Our gospel text says that the disciples had gathered behind locked doors in fear of the Jews, and it is important that this notation be understood as for all too much of the Church’s history, support an antisemitic bias. Emphasizing “for fear of the Jews,” likewise misdirects our focus from the actual locus of concern.

It was the events of the previous days and weeks that had rattled, unsettled and unnerved the disciples. Alongside his crucifixion, Jesus’ resurrection eroded any sense of normalcy, security and peace the disciples might have felt. All of which made a word of peace essential for calming the disciples’ fear, and for settling their hearts, minds and wills still paralyzed in the grip of understandable, natural doubt and unbelief.

Full disclosure: I am not one of those people who always embody a sense of calm and peace. Even when I look calm, cool and collected on the surface, or sport a countenance that might be received as hopeful or optimistic, not only is it true that there’s lots churning away under the surface of the waters. More to the point, I feel the rush of waves of intensity. For me, peace means not an omnipresent smoothing of the waters, but rather, a sense of riding or surfing the waves. With all of predictable unpredictability that affords.

It's been said that “the human mind searches for order: to make sense of things, to understand the world, to organize all the data that comes to our awareness.” (Clayton J. Schmit) Even so, a greeting of peace, whether from Jesus to his disciples gathered behind locked doors, or the exchange of peace we offer each other Sunday after Sunday after Sunday, brings calm, helps restore order where there has been disruption or unsettledness in our lives, and accompanies us as we ride the waves of intensity which, if we are truly honest with ourselves and our life experience, never really disappear.

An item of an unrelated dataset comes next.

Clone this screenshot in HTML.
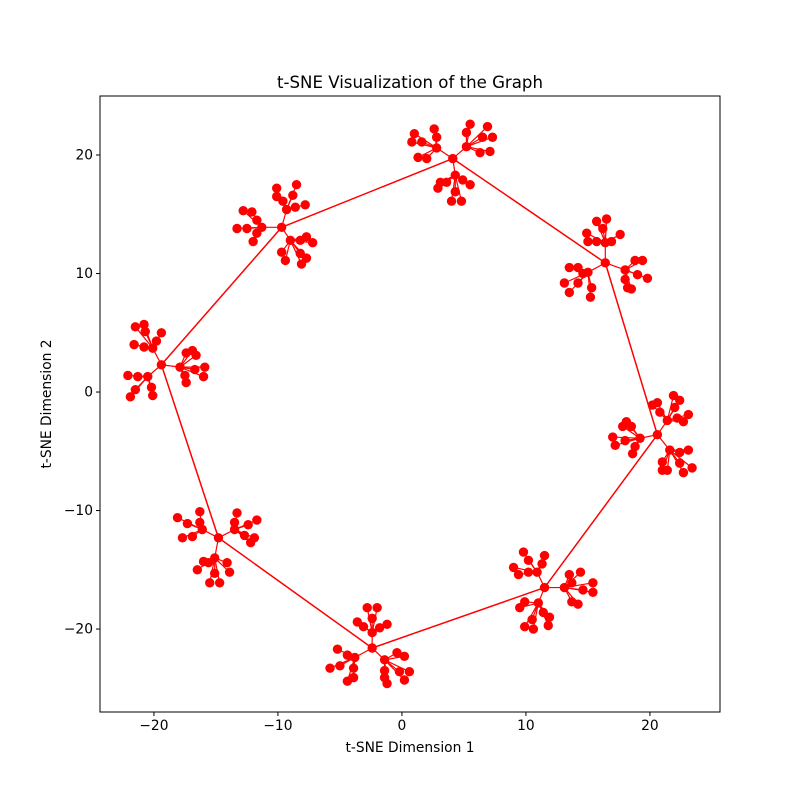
<!DOCTYPE html>
<html><head><meta charset="utf-8"><style>
html,body{margin:0;padding:0;background:#fff;}
svg{display:block;font-family:"DejaVu Sans","Liberation Sans",sans-serif;}
</style></head><body>
<svg id="chart" width="800" height="800" viewBox="0 0 800 800">
<rect x="0" y="0" width="800" height="800" fill="#fff"/>
<text x="410" y="88" text-anchor="middle" font-size="16.6">t-SNE Visualization of the Graph</text>
<text x="410" y="752" text-anchor="middle" font-size="13.8">t-SNE Dimension 1</text>
<text x="0" y="0" transform="translate(51,404) rotate(-90)" text-anchor="middle" font-size="13.8">t-SNE Dimension 2</text>
<g id="plot"></g>
</svg>
<script>
// Hub node for each cluster (data coords), order = ring connection order
const hubX = [4.1, 16.4, 20.6, 11.5, -2.4, -14.8, -19.4, -9.7];
const hubY = [19.7, 10.9, -3.6, -16.5, -21.6, -12.3, 2.3, 13.9];
// Sub-hubs: [clusterIndex, x, y]
const subHubs = [
 [0,2.8,20.6],[0,5.2,20.7],[0,4.3,18.3],
 [1,16.4,12.6],[1,15.0,10.1],[1,18.0,10.3],
 [2,21.4,-2.4],[2,19.2,-3.9],[2,21.6,-4.9],
 [3,10.9,-15.2],[3,13.1,-16.5],[3,11.0,-17.8],
 [4,-2.4,-20.3],[4,-3.8,-22.4],[4,-1.4,-22.6],
 [5,-16.1,-11.6],[5,-13.5,-11.6],[5,-15.1,-14.0],
 [6,-20.1,3.7],[6,-17.9,2.1],[6,-20.5,1.3],
 [7,-9.3,15.4],[7,-11.3,13.9],[7,-9.0,12.8]
];
// Leaves: [subHubIndex, x, y]
const leaves = [
 [0,1.0,21.8],[0,0.8,21.1],[0,1.6,21.1],[0,1.3,19.8],[0,2.0,19.7],[0,2.6,22.2],[0,2.8,21.5],
 [1,5.5,22.6],[1,5.2,21.9],[1,6.9,22.4],[1,7.3,21.5],[1,6.5,21.5],[1,7.1,20.3],[1,6.3,20.2],
 [2,3.1,17.7],[2,2.9,17.2],[2,3.6,17.7],[2,4.9,17.9],[2,5.5,17.5],[2,4.3,16.9],[2,4.0,16.1],[2,4.8,16.1],
 [3,15.7,14.4],[3,16.5,14.6],[3,16.2,13.8],[3,14.9,13.4],[3,15.0,12.7],[3,15.7,12.7],[3,17.6,13.3],[3,16.9,12.7],
 [4,13.5,10.5],[4,14.2,10.5],[4,14.6,10.0],[4,13.1,9.2],[4,13.5,8.4],[4,14.2,9.2],[4,15.3,8.8],[4,15.2,8.0],
 [5,18.8,11.1],[5,19.4,11.1],[5,19.0,9.9],[5,19.8,9.6],[5,18.0,9.5],[5,18.2,8.8],[5,18.5,8.7],
 [6,21.9,-0.3],[6,22.4,-0.7],[6,20.6,-0.9],[6,20.2,-1.1],[6,22.0,-1.3],[6,22.2,-2.2],[6,23.1,-1.9],[6,22.7,-2.5],[6,20.8,-1.7],
 [7,18.1,-2.5],[7,18.5,-2.9],[7,17.8,-2.9],[7,17.0,-3.8],[7,18.0,-4.1],[7,17.2,-4.5],[7,18.8,-4.6],[7,18.6,-5.2],
 [8,22.4,-5.1],[8,23.1,-4.9],[8,21.0,-5.9],[8,21.0,-6.6],[8,22.4,-6.0],[8,23.4,-6.4],[8,22.7,-6.8],[8,21.4,-6.6],
 [9,9.8,-13.5],[9,10.2,-14.2],[9,11.5,-13.8],[9,11.3,-14.5],[9,9.0,-14.8],[9,9.4,-15.4],[9,10.2,-15.2],
 [10,13.5,-15.4],[10,14.4,-15.2],[10,13.7,-16.1],[10,14.6,-16.7],[10,15.4,-16.1],[10,15.4,-16.9],[10,13.7,-17.7],[10,14.2,-17.9],
 [11,9.9,-17.7],[11,9.5,-18.2],[11,11.4,-18.6],[11,11.9,-19.0],[11,11.8,-19.7],[11,10.5,-19.2],[11,9.9,-19.8],[11,10.6,-20.0],
 [12,-2.8,-18.2],[12,-2.0,-18.2],[12,-2.4,-19.1],[12,-3.6,-19.4],[12,-3.1,-19.8],[12,-1.2,-19.6],[12,-1.8,-19.9],
 [13,-5.2,-21.7],[13,-4.4,-22.2],[13,-5.8,-23.3],[13,-5.0,-23.1],[13,-3.9,-23.3],[13,-3.9,-24.1],[13,-4.4,-24.4],
 [14,-0.4,-22.0],[14,0.2,-22.3],[14,-1.4,-23.5],[14,-0.2,-23.6],[14,0.6,-23.6],[14,0.2,-24.3],[14,-1.4,-24.1],[14,-1.2,-24.6],
 [15,-18.1,-10.6],[15,-17.3,-11.1],[15,-17.7,-12.3],[15,-16.9,-12.2],[15,-16.3,-10.1],[15,-16.3,-11.0],
 [16,-13.3,-10.2],[16,-13.5,-11.0],[16,-11.7,-10.8],[16,-12.4,-11.2],[16,-12.7,-12.1],[16,-11.9,-12.3],[16,-12.2,-12.7],
 [17,-16.0,-14.3],[17,-16.5,-15.0],[17,-15.6,-14.4],[17,-14.1,-14.4],[17,-13.9,-15.2],[17,-15.1,-15.3],[17,-15.5,-16.1],[17,-14.7,-16.1],
 [18,-21.5,5.5],[18,-20.8,5.7],[18,-20.7,5.1],[18,-21.6,4.0],[18,-20.8,3.8],[18,-19.4,5.0],[18,-19.8,4.3],
 [19,-17.4,3.3],[19,-16.9,3.5],[19,-16.6,3.1],[19,-16.7,1.9],[19,-15.9,2.1],[19,-16.0,1.3],[19,-17.5,1.4],[19,-17.4,0.8],
 [20,-22.1,1.4],[20,-21.3,1.3],[20,-21.5,0.2],[20,-21.9,-0.4],[20,-20.2,0.4],[20,-20.1,-0.3],
 [21,-10.1,17.2],[21,-10.1,16.5],[21,-8.5,17.5],[21,-8.8,16.6],[21,-9.6,16.1],[21,-8.6,15.6],[21,-7.8,15.8],
 [22,-12.8,15.3],[22,-12.1,15.2],[22,-13.3,13.8],[22,-12.5,13.8],[22,-11.7,14.5],[22,-11.7,13.4],[22,-12.0,12.7],
 [23,-9.7,11.8],[23,-9.4,11.1],[23,-8.2,12.8],[23,-7.7,13.1],[23,-7.2,12.6],[23,-8.2,11.7],[23,-7.7,11.3],[23,-8.1,10.8]
];
const xTicks = [-20,-10,0,10,20];
const yTicks = [-20,-10,0,10,20];
const xTickLabels = ["\u221220","\u221210","0","10","20"];
const yTickLabels = ["\u221220","\u221210","0","10","20"];

const L=100,T=96,W=620,H=616;
const xMin=-24.35,xMax=25.65,yMin=-27.0,yMax=24.98;
function sx(v){return L+(v-xMin)/(xMax-xMin)*W;}
function sy(v){return T+H-(v-yMin)/(yMax-yMin)*H;}
const NS="http://www.w3.org/2000/svg";
const plot=document.getElementById('plot');
function mk(tag,attrs,parent){const e=document.createElementNS(NS,tag);for(const k in attrs)e.setAttribute(k,attrs[k]);(parent||plot).appendChild(e);return e;}

const edges=mk('g',{});


function line(x1,y1,x2,y2,name,w){
  const l=mk('line',{x1:sx(x1),y1:sy(y1),x2:sx(x2),y2:sy(y2),stroke:'#ff0000','stroke-width':w},edges);
  
  
}
for(let i=0;i<hubX.length;i++){const j=(i+1)%hubX.length;line(hubX[i],hubY[i],hubX[j],hubY[j],'ring-edge',1.5);}
subHubs.forEach(s=>line(hubX[s[0]],hubY[s[0]],s[1],s[2],'hub-edge',1.2));
leaves.forEach(l=>{const s=subHubs[l[0]];line(s[1],s[2],l[1],l[2],'leaf-edge',1.2);});

const nodes=mk('g',{fill:'#ff0000'});


function dot(x,y,name){
  const c=mk('circle',{cx:sx(x),cy:sy(y),r:4.7},nodes);
  
  
}
hubX.forEach((x,i)=>dot(x,hubY[i],'hub-node'));
subHubs.forEach(s=>dot(s[1],s[2],'subhub-node'));
leaves.forEach(l=>dot(l[1],l[2],'leaf-node'));

const frame=mk('rect',{x:L,y:T,width:W,height:H,fill:'none',stroke:'#000','stroke-width':1});


xTicks.forEach((v,i)=>{
  const t=mk('line',{x1:sx(v),x2:sx(v),y1:T+H,y2:T+H+4,stroke:'#000'});
  
  
  const tx=mk('text',{x:sx(v),y:T+H+18,'text-anchor':'middle','font-size':13.8});
  tx.textContent=xTickLabels[i];
  
  
});
yTicks.forEach((v,i)=>{
  const t=mk('line',{x1:L-4,x2:L,y1:sy(v),y2:sy(v),stroke:'#000'});
  
  
  const tx=mk('text',{x:L-7,y:sy(v)+4.5,'text-anchor':'end','font-size':13.8});
  tx.textContent=yTickLabels[i];
  
  
});
</script>
</body></html>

The gathered disciples, not the least of which being Thomas, are caught in a vortex of events that are beyond their control, yet holding great impact on their lives and well-being.

Returning to Beatrix Flamini’s post-emergence press conference, she explained that she lost track of time after day 65. Asked how she succeeded in keeping herself sane for so long, Flamini pointed to her extensive experience and mental preparation, adding: “I got on very well with myself.” Did she talk to herself? Yes, but never out loud. The silence of the cave had to be respected. The key, she added, was consistency. “For me … the most important thing is being very clear and consistent about what you think and what you feel and what you say,” she said. “It’s true that there were some difficult moments, but there were also some very beautiful moments – and I had both as I lived up to my commitment to living in a cave for 500 days.”

Flamini said she passed the time calmly and purposefully by reading, writing, drawing, knitting – by enjoying herself: “I was where I wanted to be, and so I dedicated myself to it.” Put bluntly, the trick was living in the here and now: “I’m cooking; I’m drawing … You have to be focused. If I get distracted, I’ll twist my ankle. I’ll get hurt. It’ll be over and they’ll have to get me out. And I don’t want that.”

An athlete, she managed to keep fit, plough through 60 books and use two cameras to chronicle her experiences for a forthcoming documentary.

It sounds like Beatrix Flamini found peace in the cave. Or in the cave, peace found her. Along that line, I’m reminded of the scene in Denys Arcand’s Jesus of Montreal, the poignant film about a roguee artistic troupe tasked with updating a parish’s traditional passion play. In the film, the actor chosen to portray Jesus is pictured reading through books about Jesus, when the librarian, a fine French Roman Catholic nun, approaches him with interest, suggesting about his quest to find Jesus, “C’est Jesus qui va vous trouver.” “In searching for Jesus, it’s Jesus who will find you.”

In our quest to find Jesus in whatever Easter cave in which we are wrestling and living, it’s the peace of Christ which will find us.

Continuing with how John records his gospel account: “Now Jesus did many other signs in the presence of his disciples, which are not written in this book. But these are written so that you may come to believe that Jesus is the Messiah, the Son of God, and that through believing you may have life in his name.”